Accessories are where personality often becomes visible. A silk scarf can bring movement and color to a plain jacket. A leather belt can restore shape to a relaxed dress. Earrings can frame the face when hair is worn short or swept back. Shoes, too, influence the overall tone of an outfit. Loafers suggest ease and intelligence. Slingbacks can look polished without feeling too formal. Clean white sneakers may work well with tailored separates if the rest of the outfit is sharp enough to balance them.

Helpful finishing strategies include:
• choose one focal accessory rather than several competing ones
• match the mood of the shoe to the outfit, not just the color
• use texture, such as suede, silk, or woven leather, to add depth
• keep handbags structured if the clothing is soft and fluid
• repeat a metal tone for coherence, but do not fear mixing if it feels natural

The difference between dated and current style often lies in proportion and restraint. A classic outfit can feel modern when the trouser length is right, the bag is clean-lined, and the jewelry is edited. It can feel tired when everything is overly matched or too precious. Think of finishing touches as the punctuation of fashion. They clarify the message. A wardrobe may begin with clothing, but it is often the final details that make a woman look unmistakably herself.

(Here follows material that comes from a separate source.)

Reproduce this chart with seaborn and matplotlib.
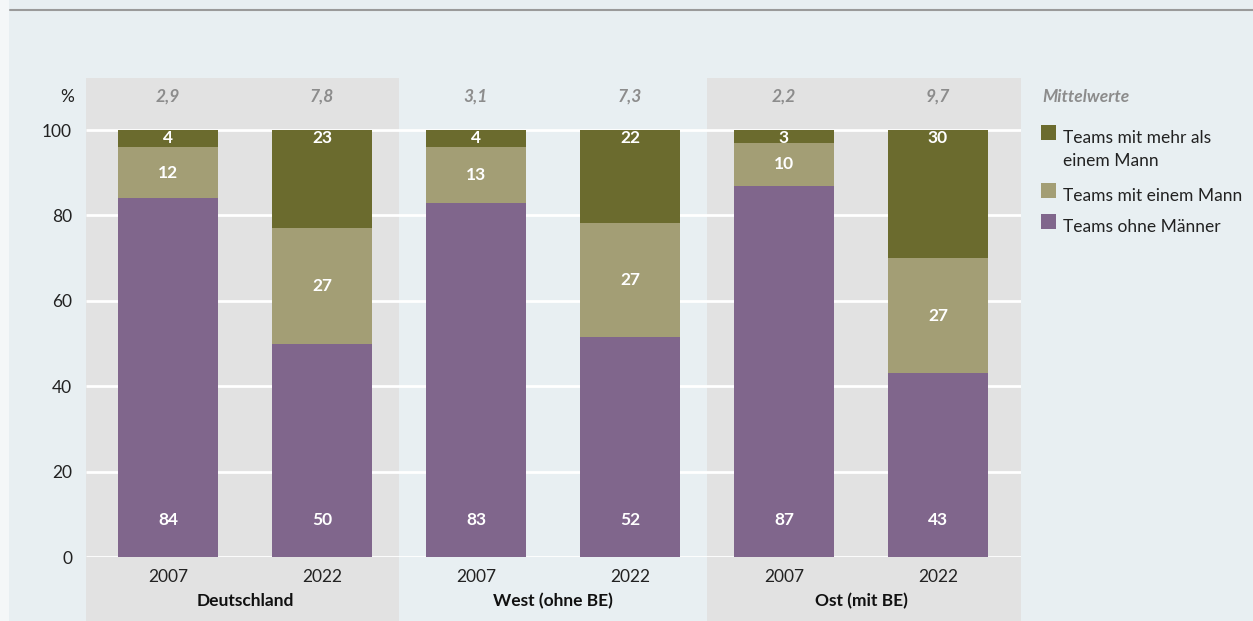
import numpy as np
import pandas as pd
import matplotlib
matplotlib.use('Agg')
import matplotlib.pyplot as plt
from matplotlib.patches import Rectangle
from matplotlib.lines import Line2D
import matplotlib.transforms as mtransforms
import seaborn as sns

# Data
groups = ['Deutschland', 'West (ohne BE)', 'Ost (mit BE)']
years = ['2007', '2022']
ohne_maenner = [84, 50, 83, 51.5, 87, 43]
ein_mann = [12, 27, 13, 26.7, 10, 27]
mehr_als_ein = [4, 23, 4, 21.8, 3, 30]
mittelwerte = ['2,9', '7,8', '3,1', '7,3', '2,2', '9,7']
series_names = ['Teams mit mehr als\neinem Mann', 'Teams mit einem Mann', 'Teams ohne Männer']

BG = '#E8EFF2'
BAND = '#E2E2E2'
C_DARK = '#6B6B2E'
C_LIGHT = '#A39E75'
C_PURPLE = '#80668C'
MEAN_C = '#8C8C8C'
colors = [C_DARK, C_LIGHT, C_PURPLE]
FS = 12.5

keys = [f'{g} {y}' for g in groups for y in years]
df = pd.DataFrame({
    'key': keys,
    'ohne': ohne_maenner,
    'ein': ein_mann,
    'mehr': mehr_als_ein,
})
df['b_ein'] = df['ohne']
df['b_mehr'] = df['ohne'] + df['ein']

sns.set_theme(style='white')
plt.rcParams['font.family'] = ['Lato', 'DejaVu Sans']

W, H = 1253, 621
fig = plt.figure(figsize=(W / 100, H / 100), dpi=100, facecolor=BG)

# light strip at far left and top rule
fig.patches.append(Rectangle((0, 0), 9 / W, 1, transform=fig.transFigure,
                             facecolor='#F4F7F8', edgecolor='none', zorder=0))
fig.lines.append(Line2D([10 / W, 1], [1 - 10 / H, 1 - 10 / H], transform=fig.transFigure,
                        color='#9A9A9A', lw=1.5))

# axes: x px 86..1021, y px 78..557 (0 at 557, 100 at 130)
px_per = (557 - 130) / 100
ax_top = 78
ax = fig.add_axes([86 / W, 1 - 557 / H, (1021 - 86) / W, (557 - ax_top) / H])
ax.set_facecolor('none')
ymax = (557 - ax_top) / px_per
ax.set_ylim(0, ymax)

order = keys
bar_kw = dict(order=order, width=0.65, saturation=1, ax=ax, zorder=3, linewidth=0)
sns.barplot(data=df, x='key', y='ohne', color=C_PURPLE, **bar_kw)
sns.barplot(data=df, x='key', y='ein', bottom=df['b_ein'], color=C_LIGHT, **bar_kw)
sns.barplot(data=df, x='key', y='mehr', bottom=df['b_mehr'], color=C_DARK, **bar_kw)

xl = (86 - 168) / 154
xr = (1021 - 168) / 154
ax.set_xlim(xl, xr)

# shaded panels for Deutschland and Ost
for lo, hi in [(xl, 1.5), (3.5, xr)]:
    ax.axvspan(lo, hi, ymin=-0.3, ymax=1, facecolor=BAND, edgecolor='none',
               clip_on=False, zorder=0)

# gridlines
for v in range(0, 101, 20):
    ax.plot([xl, xr], [v, v], color='white', lw=2, zorder=1, solid_capstyle='butt')

for s in ax.spines.values():
    s.set_visible(False)
ax.set_yticks(range(0, 101, 20))
ax.set_yticklabels([str(v) for v in range(0, 101, 20)])
ax.tick_params(axis='y', length=0, pad=10, labelsize=FS, labelcolor='#222222')
ax.set_xticks(range(6))
ax.set_xticklabels([y for g in groups for y in years])
ax.tick_params(axis='x', length=0, pad=9, labelsize=FS, labelcolor='#222222')
ax.set_xlabel('')
ax.set_ylabel('')

# group names
trans = mtransforms.blended_transform_factory(ax.transData, fig.transFigure)
for i, g in enumerate(groups):
    ax.text(2 * i + 0.5, 1 - 601 / H, g, transform=trans, ha='center', va='center',
            fontsize=FS, fontweight='bold', color='#111111')

# value labels
for i in range(6):
    o, e, m = ohne_maenner[i], ein_mann[i], mehr_als_ein[i]
    top = o + e + m
    ax.text(i, top - 1.9, f'{m:.0f}', ha='center', va='center', color='white',
            fontsize=FS, fontweight='bold', zorder=5)
    ax.text(i, o + e / 2, f'{e:.0f}', ha='center', va='center', color='white',
            fontsize=FS, fontweight='bold', zorder=5)
    ax.text(i, 8.7, f'{o:.0f}', ha='center', va='center', color='white',
            fontsize=FS, fontweight='bold', zorder=5)
    ax.text(i, (557 - 97) / px_per, mittelwerte[i], ha='center', va='center',
            color=MEAN_C, fontsize=FS, fontstyle='italic', fontweight='bold', zorder=5)

ax.text(-0.61, (557 - 97) / px_per, '%', ha='right', va='center', fontsize=FS,
        color='#222222', clip_on=False)

# legend drawn by hand
fig.text(1042 / W, 1 - 97 / H, 'Mittelwerte', ha='left', va='center', fontsize=FS,
         fontstyle='italic', fontweight='bold', color=MEAN_C)
leg_y = [132, 190, 221]
for c, name, yy in zip(colors, series_names, leg_y):
    fig.patches.append(Rectangle((1041 / W, 1 - (yy + 8) / H), 15 / W, 15 / H,
                                 transform=fig.transFigure, facecolor=c, edgecolor='none'))
    fig.text(1063 / W, 1 - (yy - 2) / H, name, ha='left', va='top', fontsize=FS,
             color='#222222', linespacing=1.55)

fig.savefig('out.png', dpi=100, facecolor=BG)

5. Shopping Wisely, Caring for Quality, and a Confident Final Word for Women Building Timeless Style

Creating a luxurious ageless wardrobe is not only about what you buy. It is also about how you buy, how you care for your clothing, and how honestly you assess your real life. Smart shopping starts with patience. Instead of purchasing something because it is on sale, because it is trending, or because it resembles a stylish image online, it helps to ask whether the piece supports the life you actually live. The most beautiful wardrobe is not the most expensive one. It is the one that gets worn.

Many experienced dressers use a cost-per-wear mindset, and for good reason. A well-made coat that is worn for five winters may offer better value than several cheaper coats that never feel quite right. The same logic applies to handbags, boots, knitwear, and occasion pieces. Investment dressing does not require unlimited money; it requires selectivity. It means choosing pieces with longevity, maintaining them well, and resisting the clutter of constant replacement.

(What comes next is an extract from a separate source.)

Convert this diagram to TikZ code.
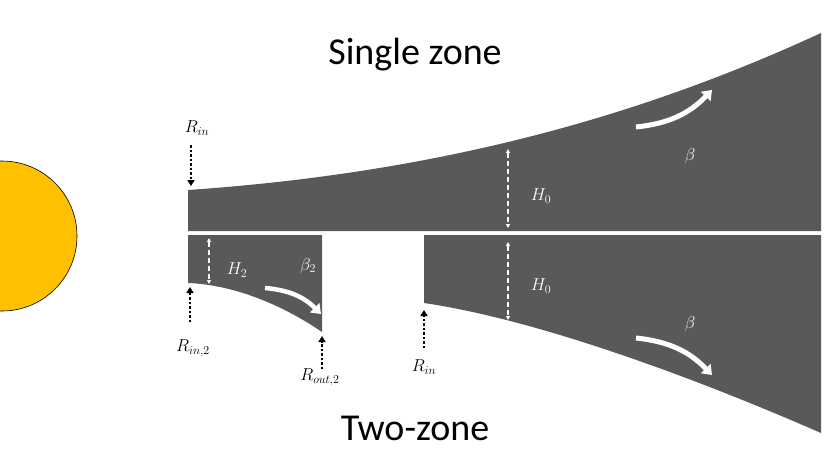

Care is part of luxury. Clothing lasts longer when it is stored properly, cleaned correctly, and repaired before damage becomes severe. Sweaters should be folded rather than stretched on hangers. Leather shoes benefit from conditioning and rest between wears. Delicate fabrics often look better when steamed than aggressively ironed. Buttons can be reinforced, hems refreshed, and shoes resoled. These small acts preserve not only garments but also the sense of order within a wardrobe.

Shopping with intention often looks like this:
• keep a running list of true wardrobe gaps
• try on with the undergarments and shoes you would actually wear
• sit, walk, and move before deciding
• check the fabric label and inner construction
• leave room for tailoring in both budget and timeline

It is also worth remembering that style is allowed to evolve. The wardrobe you need at 52 may not be the one you want at 68, and that is perfectly normal. Some women lean more into fluid shapes over time. Others discover bold jewelry, richer color, or more dramatic outerwear. Elegance is not a fixed costume. It is a language, and you are allowed to keep refining your accent.

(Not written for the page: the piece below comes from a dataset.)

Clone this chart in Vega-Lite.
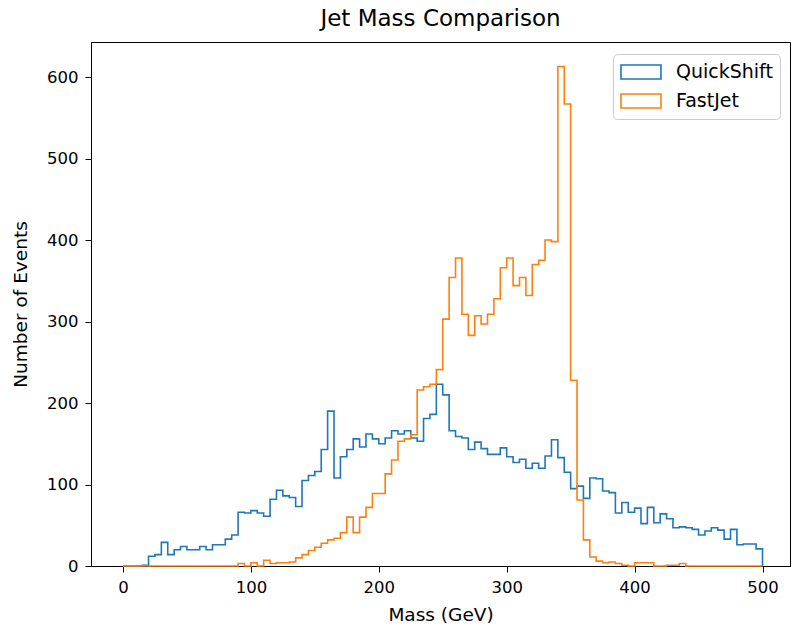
{
  "$schema": "https://vega.github.io/schema/vega-lite/v6.json",
  "width": 699,
  "height": 524,
  "autosize": {"type": "none"},
  "padding": {"left": 91, "top": 42, "right": 2, "bottom": 60},
  "background": "white",
  "title": {"text": "Jet Mass Comparison", "font": "DejaVu Sans", "fontSize": 23, "fontWeight": "normal", "color": "black", "offset": 11, "anchor": "middle"},
  "config": {
    "view": {"stroke": "black", "strokeWidth": 1},
    "axis": {"grid": false, "domainColor": "black", "tickColor": "black", "labelColor": "black", "titleColor": "black", "labelFont": "DejaVu Sans", "titleFont": "DejaVu Sans", "labelFontSize": 16.5, "titleFontSize": 18.5, "titleFontWeight": "normal", "tickSize": 6, "labelPadding": 7, "domainWidth": 1, "tickWidth": 1},
    "legend": {"labelFont": "DejaVu Sans", "labelFontSize": 19, "labelColor": "black"}
  },
  "data": {"values": [
    {"m":0,"QuickShift":0,"FastJet":0},{"m":5,"QuickShift":0,"FastJet":0},{"m":10,"QuickShift":0,"FastJet":0},{"m":15,"QuickShift":1,"FastJet":0},
    {"m":20,"QuickShift":12,"FastJet":0},{"m":25,"QuickShift":14,"FastJet":0},{"m":30,"QuickShift":29,"FastJet":0},{"m":35,"QuickShift":14,"FastJet":0},
    {"m":40,"QuickShift":20,"FastJet":0},{"m":45,"QuickShift":24,"FastJet":0},{"m":50,"QuickShift":20,"FastJet":0},{"m":55,"QuickShift":20,"FastJet":0},
    {"m":60,"QuickShift":24,"FastJet":0},{"m":65,"QuickShift":20,"FastJet":0},{"m":70,"QuickShift":26,"FastJet":0},{"m":75,"QuickShift":26,"FastJet":0},
    {"m":80,"QuickShift":33,"FastJet":0},{"m":85,"QuickShift":38,"FastJet":0},{"m":90,"QuickShift":66,"FastJet":3},{"m":95,"QuickShift":65,"FastJet":0},
    {"m":100,"QuickShift":68,"FastJet":4},{"m":105,"QuickShift":65,"FastJet":0},{"m":110,"QuickShift":61,"FastJet":7},{"m":115,"QuickShift":82,"FastJet":3},
    {"m":120,"QuickShift":93,"FastJet":4},{"m":125,"QuickShift":86,"FastJet":4},{"m":130,"QuickShift":84,"FastJet":5},{"m":135,"QuickShift":73,"FastJet":10},
    {"m":140,"QuickShift":105,"FastJet":14},{"m":145,"QuickShift":111,"FastJet":19},{"m":150,"QuickShift":116,"FastJet":23},{"m":155,"QuickShift":143,"FastJet":28},
    {"m":160,"QuickShift":190,"FastJet":32},{"m":165,"QuickShift":108,"FastJet":34},{"m":170,"QuickShift":134,"FastJet":41},{"m":175,"QuickShift":143,"FastJet":60},
    {"m":180,"QuickShift":156,"FastJet":41},{"m":185,"QuickShift":146,"FastJet":60},{"m":190,"QuickShift":162,"FastJet":72},{"m":195,"QuickShift":156,"FastJet":89},
    {"m":200,"QuickShift":150,"FastJet":89},{"m":205,"QuickShift":157,"FastJet":113},{"m":210,"QuickShift":166,"FastJet":130},{"m":215,"QuickShift":162,"FastJet":153},
    {"m":220,"QuickShift":166,"FastJet":156},{"m":225,"QuickShift":157,"FastJet":161},{"m":230,"QuickShift":153,"FastJet":216},{"m":235,"QuickShift":181,"FastJet":220},
    {"m":240,"QuickShift":186,"FastJet":223},{"m":245,"QuickShift":223,"FastJet":241},{"m":250,"QuickShift":210,"FastJet":303},{"m":255,"QuickShift":166,"FastJet":354},
    {"m":260,"QuickShift":159,"FastJet":378},{"m":265,"QuickShift":157,"FastJet":309},{"m":270,"QuickShift":143,"FastJet":283},{"m":275,"QuickShift":152,"FastJet":307},
    {"m":280,"QuickShift":144,"FastJet":297},{"m":285,"QuickShift":137,"FastJet":309},{"m":290,"QuickShift":137,"FastJet":328},{"m":295,"QuickShift":145,"FastJet":366},
    {"m":300,"QuickShift":134,"FastJet":378},{"m":305,"QuickShift":127,"FastJet":344},{"m":310,"QuickShift":131,"FastJet":354},{"m":315,"QuickShift":120,"FastJet":332},
    {"m":320,"QuickShift":126,"FastJet":370},{"m":325,"QuickShift":120,"FastJet":375},{"m":330,"QuickShift":135,"FastJet":400},{"m":335,"QuickShift":155,"FastJet":398},
    {"m":340,"QuickShift":133,"FastJet":613},{"m":345,"QuickShift":115,"FastJet":567},{"m":350,"QuickShift":95,"FastJet":228},{"m":355,"QuickShift":98,"FastJet":81},
    {"m":360,"QuickShift":83,"FastJet":32},{"m":365,"QuickShift":108,"FastJet":11},{"m":370,"QuickShift":107,"FastJet":6},{"m":375,"QuickShift":92,"FastJet":4},
    {"m":380,"QuickShift":90,"FastJet":5},{"m":385,"QuickShift":65,"FastJet":3},{"m":390,"QuickShift":78,"FastJet":1},{"m":395,"QuickShift":66,"FastJet":0},
    {"m":400,"QuickShift":71,"FastJet":4},{"m":405,"QuickShift":52,"FastJet":4},{"m":410,"QuickShift":72,"FastJet":4},{"m":415,"QuickShift":53,"FastJet":0},
    {"m":420,"QuickShift":64,"FastJet":0},{"m":425,"QuickShift":58,"FastJet":1},{"m":430,"QuickShift":47,"FastJet":1},{"m":435,"QuickShift":48,"FastJet":3},
    {"m":440,"QuickShift":47,"FastJet":0},{"m":445,"QuickShift":45,"FastJet":0},{"m":450,"QuickShift":38,"FastJet":0},{"m":455,"QuickShift":43,"FastJet":0},
    {"m":460,"QuickShift":47,"FastJet":0},{"m":465,"QuickShift":44,"FastJet":0},{"m":470,"QuickShift":33,"FastJet":0},{"m":475,"QuickShift":45,"FastJet":0},
    {"m":480,"QuickShift":26,"FastJet":0},{"m":485,"QuickShift":27,"FastJet":0},{"m":490,"QuickShift":27,"FastJet":0},{"m":495,"QuickShift":21,"FastJet":0},
    {"m":500,"QuickShift":0,"FastJet":0}
  ]},
  "transform": [{"fold": ["QuickShift", "FastJet"], "as": ["series", "count"]}],
  "mark": {"type": "line", "interpolate": "step-after", "strokeWidth": 1.6, "strokeJoin": "miter"},
  "encoding": {
    "x": {"field": "m", "type": "quantitative", "title": "Mass (GeV)",
          "scale": {"domain": [-25, 521.5], "nice": false, "zero": false},
          "axis": {"values": [0, 100, 200, 300, 400, 500], "titlePadding": 10}},
    "y": {"field": "count", "type": "quantitative", "title": "Number of Events",
          "scale": {"domain": [0, 643], "nice": false},
          "axis": {"values": [0, 100, 200, 300, 400, 500, 600], "titlePadding": 16}},
    "color": {"field": "series", "type": "nominal",
              "scale": {"domain": ["QuickShift", "FastJet"], "range": ["#1f77b4", "#ff7f0e"]},
              "legend": {"title": null, "orient": "none", "legendX": 522, "legendY": 12,
                         "symbolType": "M-1,-0.7L3,-0.7L3,0.7L-1,0.7Z", "symbolSize": 400,
                         "symbolFillColor": "white", "symbolStrokeWidth": 1.6,
                         "labelOffset": 34, "rowPadding": 7, "padding": 7,
                         "strokeColor": "#cccccc", "fillColor": "white", "cornerRadius": 4}}
  }
}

For women building timeless style, the most powerful goal is not to look younger. It is to look vivid, assured, and comfortable in your own presence. Clothes cannot create that confidence on their own, but they can support it beautifully. A thoughtful wardrobe gives you ease in the morning, assurance at social events, and a quiet sense of self-respect in the ordinary moments too. That may be the greatest luxury of all: dressing in a way that honors who you are now, not who the fashion world assumes you should be.